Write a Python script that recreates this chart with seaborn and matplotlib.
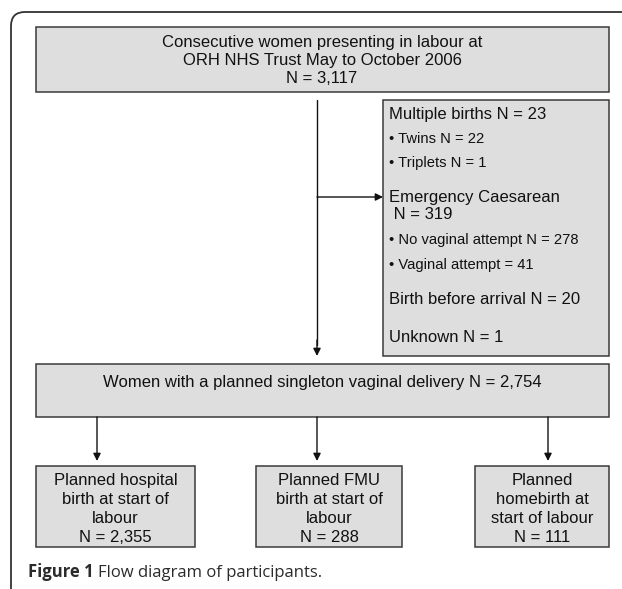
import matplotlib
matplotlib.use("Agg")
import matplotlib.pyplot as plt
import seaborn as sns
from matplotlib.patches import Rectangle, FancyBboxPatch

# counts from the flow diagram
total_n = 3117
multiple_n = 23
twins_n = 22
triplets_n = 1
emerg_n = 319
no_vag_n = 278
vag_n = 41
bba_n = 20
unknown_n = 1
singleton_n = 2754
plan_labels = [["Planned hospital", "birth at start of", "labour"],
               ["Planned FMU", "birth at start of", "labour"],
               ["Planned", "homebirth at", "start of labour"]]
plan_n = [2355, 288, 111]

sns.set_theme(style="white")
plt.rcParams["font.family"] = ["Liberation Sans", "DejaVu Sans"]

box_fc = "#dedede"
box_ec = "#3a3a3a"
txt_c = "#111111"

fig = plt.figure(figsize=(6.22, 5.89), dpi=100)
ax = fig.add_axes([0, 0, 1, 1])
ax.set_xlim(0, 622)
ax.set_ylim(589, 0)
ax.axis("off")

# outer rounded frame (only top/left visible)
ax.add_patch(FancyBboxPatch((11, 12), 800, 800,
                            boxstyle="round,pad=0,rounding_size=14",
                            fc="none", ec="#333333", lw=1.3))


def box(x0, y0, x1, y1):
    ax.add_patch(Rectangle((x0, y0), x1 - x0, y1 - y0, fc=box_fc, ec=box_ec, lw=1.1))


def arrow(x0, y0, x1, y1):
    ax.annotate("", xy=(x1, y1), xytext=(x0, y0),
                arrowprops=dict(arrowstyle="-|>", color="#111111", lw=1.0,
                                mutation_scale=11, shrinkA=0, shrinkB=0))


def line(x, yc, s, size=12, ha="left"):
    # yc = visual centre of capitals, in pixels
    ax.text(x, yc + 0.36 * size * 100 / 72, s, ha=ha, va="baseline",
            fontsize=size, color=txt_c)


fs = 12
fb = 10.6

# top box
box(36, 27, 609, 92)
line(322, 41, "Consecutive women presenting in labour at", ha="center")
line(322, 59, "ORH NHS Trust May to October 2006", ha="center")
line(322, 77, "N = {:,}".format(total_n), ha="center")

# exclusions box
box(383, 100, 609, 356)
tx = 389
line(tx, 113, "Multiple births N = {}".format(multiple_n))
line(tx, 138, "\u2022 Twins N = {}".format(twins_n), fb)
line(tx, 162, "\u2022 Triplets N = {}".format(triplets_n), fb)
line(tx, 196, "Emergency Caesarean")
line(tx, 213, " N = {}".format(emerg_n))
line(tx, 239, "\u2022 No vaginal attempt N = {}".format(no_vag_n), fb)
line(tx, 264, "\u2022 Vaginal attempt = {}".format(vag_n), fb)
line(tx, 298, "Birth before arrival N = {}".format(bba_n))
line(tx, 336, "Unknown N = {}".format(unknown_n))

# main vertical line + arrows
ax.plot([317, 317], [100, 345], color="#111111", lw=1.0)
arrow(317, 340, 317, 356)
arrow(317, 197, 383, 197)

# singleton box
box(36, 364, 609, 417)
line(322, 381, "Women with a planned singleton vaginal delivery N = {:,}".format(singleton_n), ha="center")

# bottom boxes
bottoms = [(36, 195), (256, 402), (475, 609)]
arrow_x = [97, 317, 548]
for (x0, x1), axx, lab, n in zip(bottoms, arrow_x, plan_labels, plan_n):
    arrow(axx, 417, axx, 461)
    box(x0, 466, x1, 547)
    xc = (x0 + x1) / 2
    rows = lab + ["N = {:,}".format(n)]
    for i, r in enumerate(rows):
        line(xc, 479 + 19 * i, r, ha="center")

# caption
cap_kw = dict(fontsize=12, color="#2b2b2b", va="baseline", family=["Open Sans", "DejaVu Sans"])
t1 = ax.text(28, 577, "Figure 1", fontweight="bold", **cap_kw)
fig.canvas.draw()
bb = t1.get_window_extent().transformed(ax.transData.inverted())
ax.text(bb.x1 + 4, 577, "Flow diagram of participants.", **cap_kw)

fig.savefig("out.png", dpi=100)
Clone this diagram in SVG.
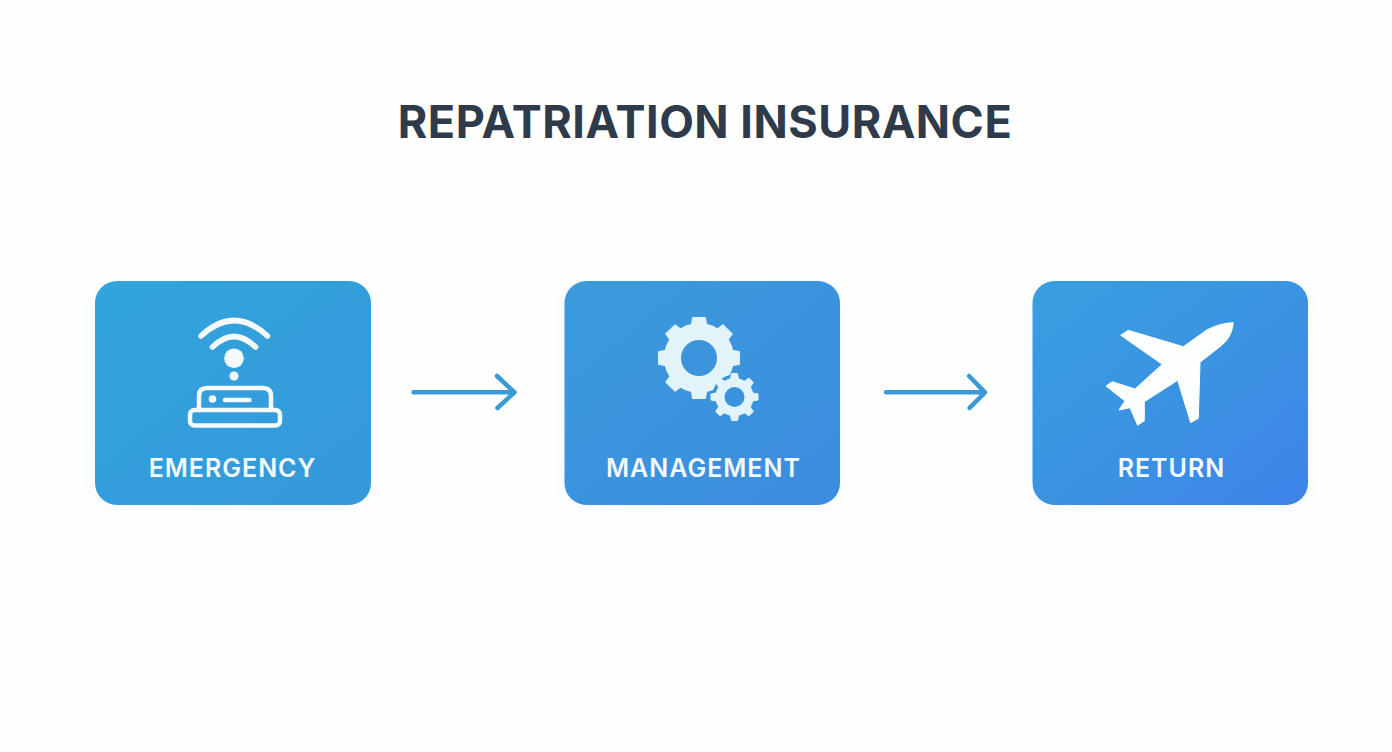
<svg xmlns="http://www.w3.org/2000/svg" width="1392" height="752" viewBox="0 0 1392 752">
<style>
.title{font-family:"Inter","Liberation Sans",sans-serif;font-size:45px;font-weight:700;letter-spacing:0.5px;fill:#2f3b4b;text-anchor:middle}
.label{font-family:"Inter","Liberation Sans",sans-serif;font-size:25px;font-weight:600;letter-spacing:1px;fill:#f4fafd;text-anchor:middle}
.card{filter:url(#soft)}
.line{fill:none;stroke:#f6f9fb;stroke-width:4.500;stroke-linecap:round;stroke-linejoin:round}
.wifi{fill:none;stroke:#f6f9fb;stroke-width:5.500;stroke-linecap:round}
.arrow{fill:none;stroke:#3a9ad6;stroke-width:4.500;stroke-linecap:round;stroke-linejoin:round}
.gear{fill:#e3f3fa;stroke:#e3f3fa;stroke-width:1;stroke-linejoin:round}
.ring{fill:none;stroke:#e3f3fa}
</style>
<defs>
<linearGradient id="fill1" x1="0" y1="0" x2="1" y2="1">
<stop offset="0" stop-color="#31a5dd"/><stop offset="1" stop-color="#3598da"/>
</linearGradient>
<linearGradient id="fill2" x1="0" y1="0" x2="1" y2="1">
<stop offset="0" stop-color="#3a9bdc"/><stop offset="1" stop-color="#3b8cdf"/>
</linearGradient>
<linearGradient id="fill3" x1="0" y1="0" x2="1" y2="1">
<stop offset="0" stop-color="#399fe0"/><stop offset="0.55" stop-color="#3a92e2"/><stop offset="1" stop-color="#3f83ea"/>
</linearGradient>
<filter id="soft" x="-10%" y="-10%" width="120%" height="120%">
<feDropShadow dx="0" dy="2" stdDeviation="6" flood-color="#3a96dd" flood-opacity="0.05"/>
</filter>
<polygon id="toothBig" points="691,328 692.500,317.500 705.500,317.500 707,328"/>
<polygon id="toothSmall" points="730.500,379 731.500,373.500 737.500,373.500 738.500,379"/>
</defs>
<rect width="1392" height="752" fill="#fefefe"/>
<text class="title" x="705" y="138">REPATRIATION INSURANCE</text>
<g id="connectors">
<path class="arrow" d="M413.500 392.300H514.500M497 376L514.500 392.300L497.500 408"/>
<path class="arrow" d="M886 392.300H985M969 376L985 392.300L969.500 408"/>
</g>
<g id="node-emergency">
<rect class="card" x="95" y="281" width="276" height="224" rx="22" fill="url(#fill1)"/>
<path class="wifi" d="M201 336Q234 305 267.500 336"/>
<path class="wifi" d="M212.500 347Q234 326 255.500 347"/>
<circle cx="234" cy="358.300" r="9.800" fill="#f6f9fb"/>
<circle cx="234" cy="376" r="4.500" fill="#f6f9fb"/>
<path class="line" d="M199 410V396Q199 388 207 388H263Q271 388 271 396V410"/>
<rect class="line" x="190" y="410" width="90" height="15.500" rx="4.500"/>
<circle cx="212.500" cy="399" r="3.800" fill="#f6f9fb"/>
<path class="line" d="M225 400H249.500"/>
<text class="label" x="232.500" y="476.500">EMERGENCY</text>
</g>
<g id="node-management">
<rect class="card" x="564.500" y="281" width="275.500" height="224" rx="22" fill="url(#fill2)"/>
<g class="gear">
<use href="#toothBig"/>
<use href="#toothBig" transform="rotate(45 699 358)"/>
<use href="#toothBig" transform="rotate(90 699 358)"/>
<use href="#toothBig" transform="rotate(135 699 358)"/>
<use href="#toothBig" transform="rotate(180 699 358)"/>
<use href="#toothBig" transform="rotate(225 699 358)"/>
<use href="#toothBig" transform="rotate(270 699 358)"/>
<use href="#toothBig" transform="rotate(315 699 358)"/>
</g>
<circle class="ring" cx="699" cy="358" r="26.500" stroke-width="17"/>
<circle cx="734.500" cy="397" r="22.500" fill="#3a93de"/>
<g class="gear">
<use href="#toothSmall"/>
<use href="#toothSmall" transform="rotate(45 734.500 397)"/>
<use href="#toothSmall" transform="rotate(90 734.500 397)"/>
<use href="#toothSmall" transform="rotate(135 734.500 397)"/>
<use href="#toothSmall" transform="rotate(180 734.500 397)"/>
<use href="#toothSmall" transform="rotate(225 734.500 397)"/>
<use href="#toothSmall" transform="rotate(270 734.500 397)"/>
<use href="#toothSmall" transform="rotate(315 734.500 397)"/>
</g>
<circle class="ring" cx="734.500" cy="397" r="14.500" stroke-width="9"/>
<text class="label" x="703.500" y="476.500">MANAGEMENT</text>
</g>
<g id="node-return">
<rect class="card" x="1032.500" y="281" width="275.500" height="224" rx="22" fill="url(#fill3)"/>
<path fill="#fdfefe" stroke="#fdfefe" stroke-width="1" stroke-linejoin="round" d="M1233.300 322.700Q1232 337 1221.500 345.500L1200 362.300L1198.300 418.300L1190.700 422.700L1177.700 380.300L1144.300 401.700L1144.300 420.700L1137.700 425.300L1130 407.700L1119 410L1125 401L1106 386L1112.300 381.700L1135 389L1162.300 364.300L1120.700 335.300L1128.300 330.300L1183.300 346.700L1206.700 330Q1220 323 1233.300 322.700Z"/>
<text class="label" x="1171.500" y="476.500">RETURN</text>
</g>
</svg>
============================================================
What you have to do:
Repeat the lines of the listing above verbatim, beginning at its first line and ending at the line containing "from matplotlib.patches import", which is included. Omit pictures.

Output for this exercise:
Write a Python script that recreates this chart with seaborn and matplotlib.
import matplotlib
matplotlib.use("Agg")
import matplotlib.pyplot as plt
import seaborn as sns
from matplotlib.patches import Rectangle, FancyBboxPatch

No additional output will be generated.